Author: Bret M. Laird
Paperback, 96 pages
Also available as an ebook
About the book
Western governments are growing increasingly hostile to both the family and the church. This creates an urgent need to equip parents, church leaders, and individual believers with biblical answers to three vital questions:
- What should a believer’s attitude and perspective be toward human government?
- How can we know when we are supposed to submit to government (Romans 13:1) and when we must “obey God rather than men” (Acts 5:29)?
- How can we know when governments have exceeded the limits of their divinely ordained jurisdiction and intruded on authority which God has given exclusively to the church or to the family?
In his careful exposition of Romans 13 and other key passages, Pastor Bret Laird provides readers with biblical principles and a decision-making paradigm which they can use to navigate our increasingly complex socio-political landscape.
“Do not let the concise nature of this work deceive you. Each part of it is filled with thought-provoking insights. As you grapple with them, they will help you be better equipped to know how to respond in a fully biblical way to our ever-changing times.”
—Abner Chou, Ph.D: Interim President and John F. MacArthur Endowed Fellow, The Master’s University
“I am not aware of a modern-day resource that speaks to this issue as robustly and carefully as this one. Bret Laird has served us well.”
—Dr. James Coates: Pastor-Teacher, GraceLife Church, Edmonton, Alberta, Canada
“Bret Laird’s book is an excellent resource… Deep exposition of key Bible passages and clear application of them in different life scenarios make this book convincing and practical.”
—Alexey Kolomiytsev: Pastor, Word of Grace Bible Church, www.slovo.org
About the author
Bret Matthew Laird is the senior pastor of Calvary Bible Church in Kalamazoo, Michigan.
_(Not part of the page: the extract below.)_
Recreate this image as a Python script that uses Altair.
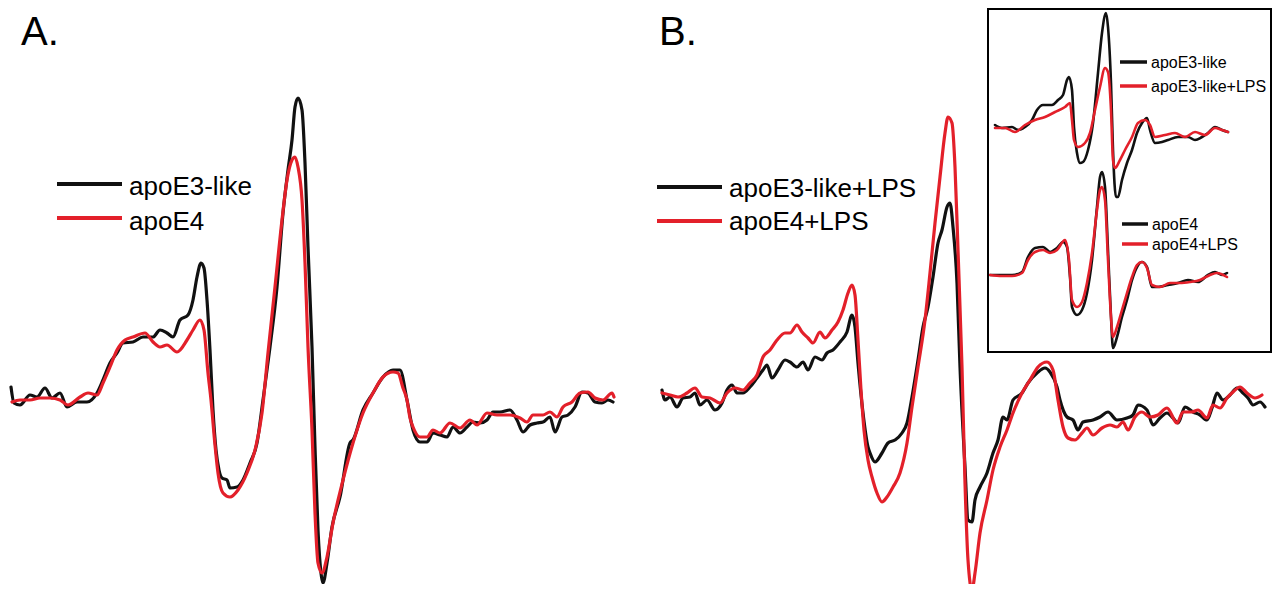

After completing an MDiv at The Master’s Seminary, he served a a missionary in the former Soviet Union, where he encountered contexts of government corruption, personal property confiscation, hostile world religions, political revolutions, war, and a refugee crisis. During fifteen years of missionary service, he helped indigenous church leaders train and send their own missionaries to least-reached and restricted-access countries in North Africa, the Middle East, and Central and Southeast Asia. Bret and his wife, Katey, have four children.